SALT LAKE CITY — “When you take a risk for your faith, your ethics, your integrity, it seems like you’re laying it all on the line.”
So said Sherron Watkins, the famed whistleblower and former vice president of Enron Corp., who tried to warn the firm’s then-CEO, Kenneth Lay, in 2001 of the company’s questionable accounting practices.
Enron, once the seventh largest company in America, filed for bankruptcy later that year after revelations about years of inflated profits, and Watkins testified before congressional committees investigating Enron’s downfall. TIME magazine named Watkins along with two other proclaimed whistleblowers as 2002 Persons of the Year for being “people who did right just by doing their jobs rightly.”

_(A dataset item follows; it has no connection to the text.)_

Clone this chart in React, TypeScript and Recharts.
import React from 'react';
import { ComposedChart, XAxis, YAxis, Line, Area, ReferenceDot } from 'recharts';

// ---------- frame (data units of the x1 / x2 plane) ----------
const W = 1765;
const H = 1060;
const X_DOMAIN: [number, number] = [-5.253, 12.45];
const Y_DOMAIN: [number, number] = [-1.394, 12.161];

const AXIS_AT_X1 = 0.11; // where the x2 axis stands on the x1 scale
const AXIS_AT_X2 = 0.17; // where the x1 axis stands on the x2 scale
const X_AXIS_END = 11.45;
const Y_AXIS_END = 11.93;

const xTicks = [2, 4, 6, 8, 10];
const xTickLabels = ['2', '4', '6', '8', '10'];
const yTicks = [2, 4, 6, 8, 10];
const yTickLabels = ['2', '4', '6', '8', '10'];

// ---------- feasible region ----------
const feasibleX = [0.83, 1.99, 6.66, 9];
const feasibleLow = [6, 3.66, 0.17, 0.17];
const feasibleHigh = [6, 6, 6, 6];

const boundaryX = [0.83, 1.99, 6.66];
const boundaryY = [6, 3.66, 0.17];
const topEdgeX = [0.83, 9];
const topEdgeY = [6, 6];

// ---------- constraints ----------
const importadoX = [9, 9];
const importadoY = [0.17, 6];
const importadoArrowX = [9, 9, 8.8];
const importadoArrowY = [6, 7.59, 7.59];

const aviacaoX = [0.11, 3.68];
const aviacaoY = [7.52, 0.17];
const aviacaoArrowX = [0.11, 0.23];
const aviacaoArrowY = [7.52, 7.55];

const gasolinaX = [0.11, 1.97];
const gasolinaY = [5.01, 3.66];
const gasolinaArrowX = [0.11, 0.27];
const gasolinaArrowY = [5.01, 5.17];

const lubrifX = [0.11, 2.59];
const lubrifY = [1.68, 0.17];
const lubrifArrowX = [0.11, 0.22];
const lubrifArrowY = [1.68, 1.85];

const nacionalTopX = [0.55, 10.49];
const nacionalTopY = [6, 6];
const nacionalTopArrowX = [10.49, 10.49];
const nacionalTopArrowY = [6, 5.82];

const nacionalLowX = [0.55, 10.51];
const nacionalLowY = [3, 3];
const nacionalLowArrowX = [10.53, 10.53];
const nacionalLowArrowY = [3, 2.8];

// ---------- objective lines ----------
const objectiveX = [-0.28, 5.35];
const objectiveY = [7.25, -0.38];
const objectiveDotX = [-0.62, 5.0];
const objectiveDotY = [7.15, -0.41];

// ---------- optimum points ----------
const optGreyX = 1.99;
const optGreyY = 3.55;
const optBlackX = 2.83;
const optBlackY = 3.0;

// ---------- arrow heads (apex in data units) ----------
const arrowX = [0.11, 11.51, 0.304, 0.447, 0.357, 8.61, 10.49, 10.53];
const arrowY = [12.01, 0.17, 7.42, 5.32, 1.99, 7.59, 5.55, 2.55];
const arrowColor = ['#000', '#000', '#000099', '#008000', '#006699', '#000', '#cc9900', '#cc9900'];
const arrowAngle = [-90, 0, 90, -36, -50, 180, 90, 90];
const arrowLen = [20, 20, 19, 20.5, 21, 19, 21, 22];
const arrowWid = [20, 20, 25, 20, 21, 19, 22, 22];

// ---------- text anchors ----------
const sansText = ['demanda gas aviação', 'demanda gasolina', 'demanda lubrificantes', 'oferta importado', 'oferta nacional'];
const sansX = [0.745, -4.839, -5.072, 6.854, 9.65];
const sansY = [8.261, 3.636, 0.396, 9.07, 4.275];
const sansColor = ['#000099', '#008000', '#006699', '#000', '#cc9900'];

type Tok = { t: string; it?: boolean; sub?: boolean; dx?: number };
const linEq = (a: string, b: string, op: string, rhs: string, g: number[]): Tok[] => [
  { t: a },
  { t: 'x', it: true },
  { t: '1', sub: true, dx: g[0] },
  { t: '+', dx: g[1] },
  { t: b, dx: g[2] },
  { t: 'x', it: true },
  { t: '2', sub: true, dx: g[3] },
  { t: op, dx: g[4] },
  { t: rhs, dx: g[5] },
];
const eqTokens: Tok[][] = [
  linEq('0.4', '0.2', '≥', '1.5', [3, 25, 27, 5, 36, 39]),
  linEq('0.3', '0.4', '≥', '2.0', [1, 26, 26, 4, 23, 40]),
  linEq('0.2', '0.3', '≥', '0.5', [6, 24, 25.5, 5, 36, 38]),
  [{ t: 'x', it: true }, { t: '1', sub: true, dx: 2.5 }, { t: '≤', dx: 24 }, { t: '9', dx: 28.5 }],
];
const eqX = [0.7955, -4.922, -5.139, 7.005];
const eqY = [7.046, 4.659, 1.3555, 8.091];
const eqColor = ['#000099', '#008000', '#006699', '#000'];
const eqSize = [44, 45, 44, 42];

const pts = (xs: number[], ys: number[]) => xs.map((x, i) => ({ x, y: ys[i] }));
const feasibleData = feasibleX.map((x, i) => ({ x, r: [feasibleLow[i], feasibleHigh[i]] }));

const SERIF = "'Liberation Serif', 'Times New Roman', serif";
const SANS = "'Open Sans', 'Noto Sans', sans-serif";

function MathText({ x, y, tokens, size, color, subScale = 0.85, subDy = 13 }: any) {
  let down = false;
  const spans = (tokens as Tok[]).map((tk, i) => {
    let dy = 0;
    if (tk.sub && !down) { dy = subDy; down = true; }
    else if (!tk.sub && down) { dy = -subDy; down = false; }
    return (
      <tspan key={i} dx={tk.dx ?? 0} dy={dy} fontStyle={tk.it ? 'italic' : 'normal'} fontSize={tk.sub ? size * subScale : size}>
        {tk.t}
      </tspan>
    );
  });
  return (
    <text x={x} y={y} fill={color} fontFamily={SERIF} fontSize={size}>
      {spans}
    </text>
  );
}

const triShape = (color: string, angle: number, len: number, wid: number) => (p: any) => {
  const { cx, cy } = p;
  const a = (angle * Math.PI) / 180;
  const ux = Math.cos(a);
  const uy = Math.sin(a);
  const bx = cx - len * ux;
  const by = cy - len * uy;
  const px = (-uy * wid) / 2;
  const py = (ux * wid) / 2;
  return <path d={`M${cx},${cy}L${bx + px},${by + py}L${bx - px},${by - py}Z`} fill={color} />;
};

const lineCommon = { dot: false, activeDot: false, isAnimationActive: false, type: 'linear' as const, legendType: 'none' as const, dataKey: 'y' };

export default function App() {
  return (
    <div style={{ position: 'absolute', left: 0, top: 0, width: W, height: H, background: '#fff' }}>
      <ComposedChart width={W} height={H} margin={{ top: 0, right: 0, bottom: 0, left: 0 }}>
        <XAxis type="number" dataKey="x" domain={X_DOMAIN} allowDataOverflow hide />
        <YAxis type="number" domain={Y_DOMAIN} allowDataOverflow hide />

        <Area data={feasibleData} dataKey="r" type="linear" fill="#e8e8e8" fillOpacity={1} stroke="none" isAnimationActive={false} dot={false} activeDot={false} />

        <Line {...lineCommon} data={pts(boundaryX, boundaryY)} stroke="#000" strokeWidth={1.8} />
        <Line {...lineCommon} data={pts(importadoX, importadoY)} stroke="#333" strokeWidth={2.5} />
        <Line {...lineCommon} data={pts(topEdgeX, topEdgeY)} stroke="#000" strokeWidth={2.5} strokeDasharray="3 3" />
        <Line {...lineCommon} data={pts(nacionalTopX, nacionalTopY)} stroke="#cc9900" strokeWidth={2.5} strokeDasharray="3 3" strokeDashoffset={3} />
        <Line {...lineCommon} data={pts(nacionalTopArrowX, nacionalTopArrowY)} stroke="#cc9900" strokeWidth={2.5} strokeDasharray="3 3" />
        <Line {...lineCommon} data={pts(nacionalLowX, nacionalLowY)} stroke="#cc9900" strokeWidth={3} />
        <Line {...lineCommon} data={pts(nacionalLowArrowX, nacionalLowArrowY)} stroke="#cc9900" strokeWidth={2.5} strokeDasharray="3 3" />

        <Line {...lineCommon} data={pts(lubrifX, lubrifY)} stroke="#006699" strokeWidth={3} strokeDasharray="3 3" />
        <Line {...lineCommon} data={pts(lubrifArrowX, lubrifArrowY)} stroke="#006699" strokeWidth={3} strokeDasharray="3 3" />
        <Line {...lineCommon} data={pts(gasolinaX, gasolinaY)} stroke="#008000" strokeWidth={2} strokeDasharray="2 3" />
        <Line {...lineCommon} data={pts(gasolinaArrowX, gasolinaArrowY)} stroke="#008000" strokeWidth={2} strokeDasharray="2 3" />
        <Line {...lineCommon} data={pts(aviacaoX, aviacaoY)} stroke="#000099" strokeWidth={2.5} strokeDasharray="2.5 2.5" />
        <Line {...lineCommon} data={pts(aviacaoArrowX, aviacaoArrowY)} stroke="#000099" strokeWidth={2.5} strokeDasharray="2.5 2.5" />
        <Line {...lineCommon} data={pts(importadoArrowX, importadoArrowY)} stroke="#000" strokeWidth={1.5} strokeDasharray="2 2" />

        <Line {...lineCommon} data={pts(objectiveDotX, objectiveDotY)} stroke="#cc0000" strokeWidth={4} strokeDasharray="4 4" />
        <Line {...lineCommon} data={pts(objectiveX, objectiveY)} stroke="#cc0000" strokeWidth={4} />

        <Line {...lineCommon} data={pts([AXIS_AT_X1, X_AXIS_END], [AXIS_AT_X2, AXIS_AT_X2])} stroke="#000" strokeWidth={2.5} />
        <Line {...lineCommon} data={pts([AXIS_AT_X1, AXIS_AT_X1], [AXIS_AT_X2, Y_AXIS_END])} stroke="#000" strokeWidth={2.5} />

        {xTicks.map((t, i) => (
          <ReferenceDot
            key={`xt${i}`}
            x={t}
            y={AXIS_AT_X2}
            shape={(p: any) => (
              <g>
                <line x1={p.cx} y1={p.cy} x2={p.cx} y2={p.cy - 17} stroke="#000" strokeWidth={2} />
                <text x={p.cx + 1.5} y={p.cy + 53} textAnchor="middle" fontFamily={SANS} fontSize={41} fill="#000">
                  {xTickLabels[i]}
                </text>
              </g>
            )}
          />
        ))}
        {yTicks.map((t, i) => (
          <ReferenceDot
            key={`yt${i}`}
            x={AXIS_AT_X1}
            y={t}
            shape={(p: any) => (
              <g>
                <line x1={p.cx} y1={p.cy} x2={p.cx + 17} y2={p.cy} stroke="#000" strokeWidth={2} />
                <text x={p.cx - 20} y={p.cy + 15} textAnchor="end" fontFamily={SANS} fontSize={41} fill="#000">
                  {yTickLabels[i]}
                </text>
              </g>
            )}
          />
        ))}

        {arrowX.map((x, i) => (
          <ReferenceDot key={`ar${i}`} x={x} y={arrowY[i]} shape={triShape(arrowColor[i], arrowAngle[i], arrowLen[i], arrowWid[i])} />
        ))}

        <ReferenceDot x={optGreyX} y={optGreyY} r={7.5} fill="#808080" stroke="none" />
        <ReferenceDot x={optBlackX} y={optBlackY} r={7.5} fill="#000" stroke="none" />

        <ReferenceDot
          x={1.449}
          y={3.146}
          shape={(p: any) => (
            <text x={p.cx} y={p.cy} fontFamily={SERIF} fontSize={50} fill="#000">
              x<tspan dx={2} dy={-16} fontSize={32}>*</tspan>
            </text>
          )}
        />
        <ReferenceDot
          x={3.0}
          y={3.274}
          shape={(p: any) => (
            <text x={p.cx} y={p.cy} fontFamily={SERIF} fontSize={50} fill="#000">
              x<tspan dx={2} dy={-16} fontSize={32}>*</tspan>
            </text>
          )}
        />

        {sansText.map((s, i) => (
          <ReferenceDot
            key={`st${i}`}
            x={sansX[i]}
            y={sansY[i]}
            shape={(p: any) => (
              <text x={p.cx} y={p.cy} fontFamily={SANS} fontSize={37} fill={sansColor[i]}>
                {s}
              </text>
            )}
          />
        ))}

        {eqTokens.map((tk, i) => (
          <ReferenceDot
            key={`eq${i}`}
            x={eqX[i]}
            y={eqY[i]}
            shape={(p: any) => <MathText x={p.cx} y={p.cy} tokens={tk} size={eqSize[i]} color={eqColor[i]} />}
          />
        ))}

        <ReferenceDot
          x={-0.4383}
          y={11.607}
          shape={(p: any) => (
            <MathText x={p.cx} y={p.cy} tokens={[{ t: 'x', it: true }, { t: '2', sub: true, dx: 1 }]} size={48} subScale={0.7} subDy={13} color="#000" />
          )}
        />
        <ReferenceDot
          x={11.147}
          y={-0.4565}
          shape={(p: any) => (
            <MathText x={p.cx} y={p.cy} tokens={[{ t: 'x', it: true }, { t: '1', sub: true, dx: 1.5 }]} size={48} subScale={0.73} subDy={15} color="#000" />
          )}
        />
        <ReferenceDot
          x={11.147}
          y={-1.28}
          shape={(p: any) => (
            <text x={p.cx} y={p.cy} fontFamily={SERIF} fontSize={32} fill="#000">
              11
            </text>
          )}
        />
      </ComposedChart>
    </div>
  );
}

Watkins shared her story at the BYU Management Society’s Inaugural Moral and Ethical Leadership Conference on Friday, where more than 150 business professionals gathered in the interest of developing or promoting moral and ethical leadership practices.
“It was the bleakest time in my life,” Watkins said of the scandal, because at the time she was the primary breadwinner of her family, and she had a two-year-old daughter at home to take care of. Much was at stake — many before her had lost their jobs for trying to correct the firm’s corruption — and yet she said she knew she couldn’t stand back, not only ethically, but also spiritually.
“When you don’t stand against evil, when you don’t protest, you have to rationalize why you haven’t done that, and it starts to erode your soul,” she said.
Watkins spoke along with other business leaders, including Clayton M. Christensen, Harvard business professor, best-selling author and recognized national expert on disruptive innovation.
Edward Sawyer, BYU Management Society vice president of programs, said the conference was aimed at teaching professionals ways to allow ethical and moral practices to lift their management. He said in today’s business world, ethics aren’t discussed nearly enough, and it seems corrupt behaviors are present across many sectors of society, from sports, politics, and many business industries.
“Good business isn’t not just about the profits,” Sawyer said. “It’s really about how we can better those around us, and we need to have that moral courage and fortitude to be able to stand up for what we believe humanity out to be doing.”
Watkins and Christensen both shared a passionate message: In difficult, questionable times, when it seems one might have to sacrifice his or her values to keep climbing the ladder, faith is a powerful tool to stay on a moral path.
“Rewards come from having the courage to stand up,” Watkins said. “It seems like a risky maneuver, but I do think the power comes from on high when you take that leap of faith.”
She said she feels as though God helped her come forward and granted her a fulfilling life in return, as she now travels worldwide to speak about ethics and her experience with Enron.
Christensen referenced scripture, noting it can be applied to business decisions by helping people avoid unfair business practices that are only profit-driven, which can result in fewer jobs and unequal opportunities.
“There’s a theory that we use in the LDS Church that says God will build the kingdom on the shoulders of the weak and simple. And every time when you’re deciding who you should give responsibility, our instinct is to give it to the best people we can find, not the simple and weak.“
“And so the theory is very clear, and as a group we don’t really have the faith to use that theory, nearly as often as we should," he said.
He said from a business standpoint that means not discriminating against someone because of their background.